Sédanda arrived before the feast to be confronted by the savage hound. The hound lunged at Sédanda but the boy drove the ball with his stick into the skull of the dog, instantly killing the creature.

Upon arriving at the sight of his dead hound, the smith wept in grief and fear. He argued to the King that the boy’s family must pay a blood fine for such an egregiously inhospitable act. Who would now protect him, his clan, and his property?

The boy agreed to find a pup of a breed superior to the one he had killed and raise it into an even more fearsome defender of the smith’s home. Until the pup was old enough to do this, however, Sédanda said that he himself would replace the hound. He would become the Hound of Cullan, or Cú Chulainn in Irish.

Is iad ná muca ciúine a itheas an mhin.


Is iad ná muca ciúine a itheas an mhin.

It is the quiet pigs that eat the meal.

Note: Spinoza was almost as eloquent as this week’s seanfhocal when he wrote,

Surely human affairs would be far happier if the power in men to be silent were the same as that to speak. But experience more than teaches that men govern nothing with more difficulty than their tongues.

Ethics, pt. III, proposition 2, note.

Silence may be golden, metaphorically, but this seanfhocal alludes to the more tangible rewards of being quiet.
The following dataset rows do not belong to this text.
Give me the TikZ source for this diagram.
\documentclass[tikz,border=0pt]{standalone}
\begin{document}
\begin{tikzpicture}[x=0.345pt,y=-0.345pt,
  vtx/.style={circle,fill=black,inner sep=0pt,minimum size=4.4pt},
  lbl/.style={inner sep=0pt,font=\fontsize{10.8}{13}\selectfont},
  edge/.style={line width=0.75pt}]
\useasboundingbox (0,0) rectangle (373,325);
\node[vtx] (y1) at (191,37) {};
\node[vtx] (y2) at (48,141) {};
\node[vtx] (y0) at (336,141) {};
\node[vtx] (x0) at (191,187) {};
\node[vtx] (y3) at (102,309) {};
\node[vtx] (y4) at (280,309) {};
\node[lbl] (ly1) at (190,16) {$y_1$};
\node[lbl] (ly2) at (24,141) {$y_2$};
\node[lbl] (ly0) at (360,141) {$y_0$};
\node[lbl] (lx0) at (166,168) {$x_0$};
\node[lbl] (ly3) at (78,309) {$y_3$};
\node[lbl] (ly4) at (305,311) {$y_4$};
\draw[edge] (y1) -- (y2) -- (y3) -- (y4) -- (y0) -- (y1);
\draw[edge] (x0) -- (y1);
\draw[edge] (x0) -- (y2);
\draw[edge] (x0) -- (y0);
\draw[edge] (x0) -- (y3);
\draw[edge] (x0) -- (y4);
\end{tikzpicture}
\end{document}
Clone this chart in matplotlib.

Note also: This week’s seanfhocal strays a bit from the Caighdeán Oifigiúil (the official standard) Irish grammar. According to the official standard, the direct relative clause of the sentence would be “a itheann an mhin” (that [he] eats the meal). However, a special form is widely used in the present and future tenses which appends a broad ‘s’ to the verb. So in this case, the direct relative clause becomes “a itheas an mhin.” The penultimate letter, or the last vowel, ‘a’ in ‘itheas’ is simply an indicator vowel that tells the reader this is a broad ‘s.’ We strayed here because this special form is very often found in conversation, literature, prayers, and in seanfhocail.